P-22
Examining Ontogenetic Diet Shifts, Growth Rates and Reservoir Characteristics for Insights Toward an Understanding of Variable Largemouth Bass Recruitment

Monday, August 18, 2014
Exhibit Hall 400AB (Centre des congrès de Québec // Québec City Convention Centre)
Robert Kemper , Evolution, Ecology, and Organismal Biology, The Ohio State University, Columbus, OH
Jahn L. Kallis , Evolution, Ecology, and Organismal Biology, The Ohio State University, Columbus, OH
Elizabeth A. Marschall , Evolution, Ecology, and Organismal Biology, Aquatic Ecology Laboratory, The Ohio State University, Columbus, OH
For young fish of many species, the progression from planktivory to piscivory improves survival by increasing growth and reducing mortality risk. To examine the ontogenetic diet shift we combined information about growth rates (from analysis of otoliths) and diets (from analysis of stable isotopes) to characterize the timing of the switch to piscivory in juvenile Largemouth Bass (n=240; 27 – 150 mm total length) collected from 6 Ohio reservoirs during 2012.  Patterns observed in these data reinforced the importance of large scale, watershed level mechanisms at work in the responses of our study species.  These data indicate that highly productive reservoirs located within agricultural watersheds produce juvenile bass that display a discrete jump in δ15N signature at the onset of piscivory, and thus indicated a truly distinct ontogenetic switch.  Juveniles in these highly productive reservoirs also displayed faster growth than conspecifics in our less productive study systems.

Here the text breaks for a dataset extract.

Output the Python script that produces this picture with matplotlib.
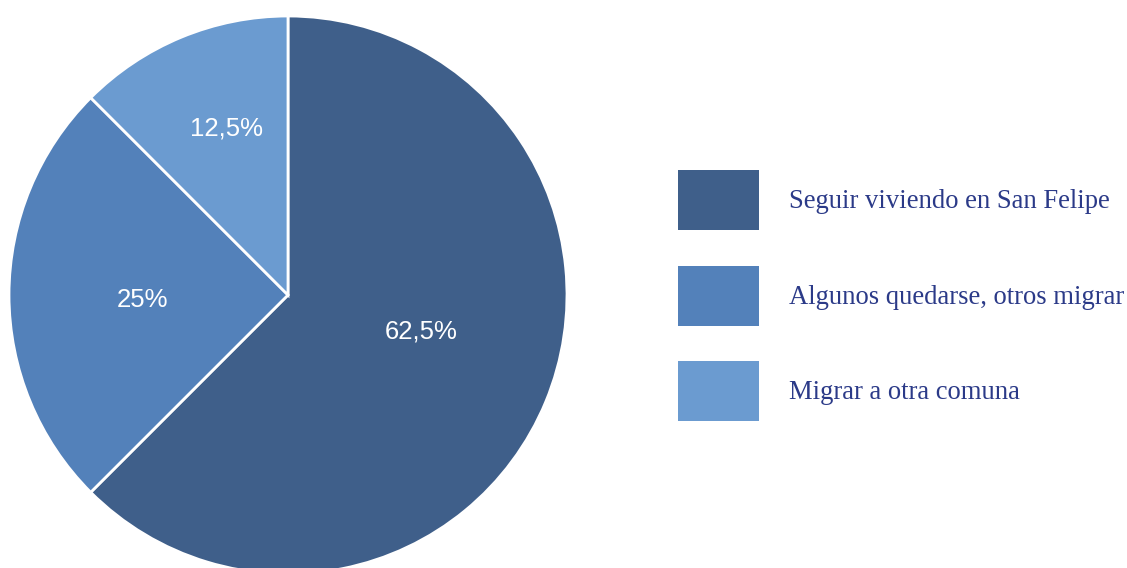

Juveniles in less productive systems, i.e. reservoirs characterized by more forested watersheds, displayed δ15N signatures that increased linearly with fish size.  This suggests a gradual shift and a continued reliance on a mixed diet of benthic macroinvertebrates, large zooplankton and some fish in the diets of juvenile bass from systems with lower productivity.